Diante deste panorama, Qohelet esforça-se para reservar para o homem o disfrute dos prazeres. O único bem que acontece ao homem neste mundo desordenado é comer e beber (cfr. 2, 24; 8, 15; 9, 7-9), enquanto a idade e as forças lhe permitirem (cfr. 11, 7-10), sendo esse o pagamento pelos seus esforços. Contudo longe duma corrente hedonista, “concebe o disfrute das coisas boas como dom de Deus (2, 24; 9, 7b)”
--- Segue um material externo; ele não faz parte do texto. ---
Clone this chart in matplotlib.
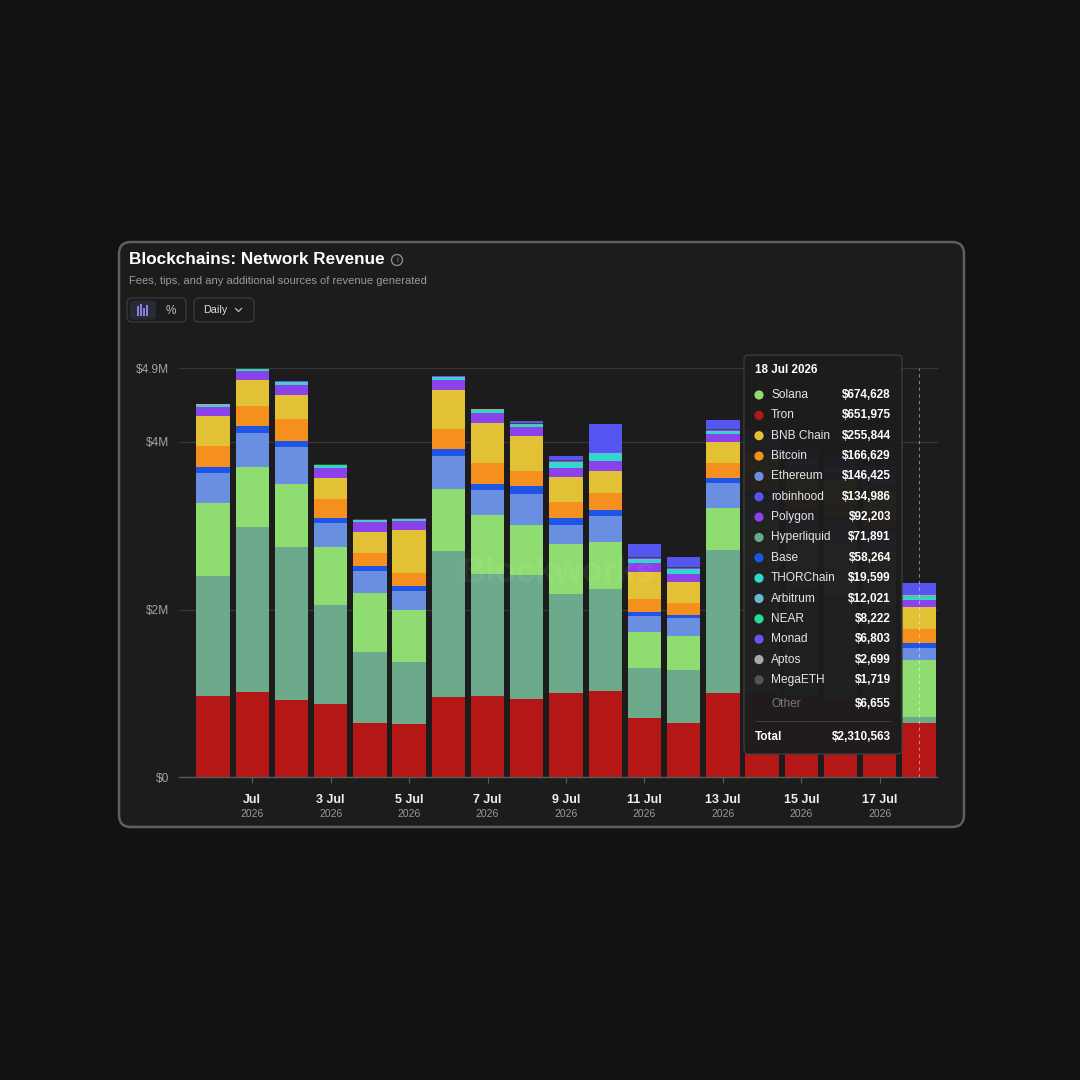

Fica claro que Qohelet se afasta dos esquemas de pensamento e das fórmulas doutrinais oferecidas pelo AT em geral, e pela sabedoria convencional em particular. Contudo, “temos de reconhecer que é relativamente larga a lista de crenças vetero-testamentárias que a obra de Qohelet confirma implícita e explicitamente”: crê num só Deus criador, transcendente e omnipotente; numa humanidade nascida do espírito divino, mas destinada ao pó de que saiu; na liberdade do homem... Claro que está mais interessado pelo indivíduo do que pela comunidade nacional, mas trata-se de um traço típico da velha sabedoria, que comparte com Provérbios e com Job. Contudo, descreve e aceita a impotência humana diante da liberdade de Deus, o que não deixa lugar para a relação pessoal com Aquele. Por isso “nunca o vemos dirigir-se a Deus em diálogo, quer na oração quer na lamentação, para invocar a sua ajuda ou para se queixar amargamente do seu silêncio e da sua injustiça aparente”: contrariamente à atitude de Job ou dos salmistas.




Eclesiates 3, 1-8
Para tudo há um tempo,

para cada coisa há um momento debaixo dos céus:
tempo para nascer, e tempo para morrer;
tempo para plantar, e tempo para arrancar o que foi plantado;
tempo para matar, e tempo para sarar;
tempo para demolir, e tempo para construir;
tempo para chorar, e tempo para rir;
tempo para gemer, e tempo para dançar;

tempo para atirar pedras, e tempo para ajuntá-las;
tempo para dar abraços, e tempo para apartar-se.

Tempo para procurar, e tempo para perder;
tempo para guardar, e tempo para jogar fora;

tempo para rasgar, e tempo para costurar;
tempo para calar, e tempo para falar;

tempo para amar, e tempo para odiar;
tempo para a guerra, e tempo para a paz.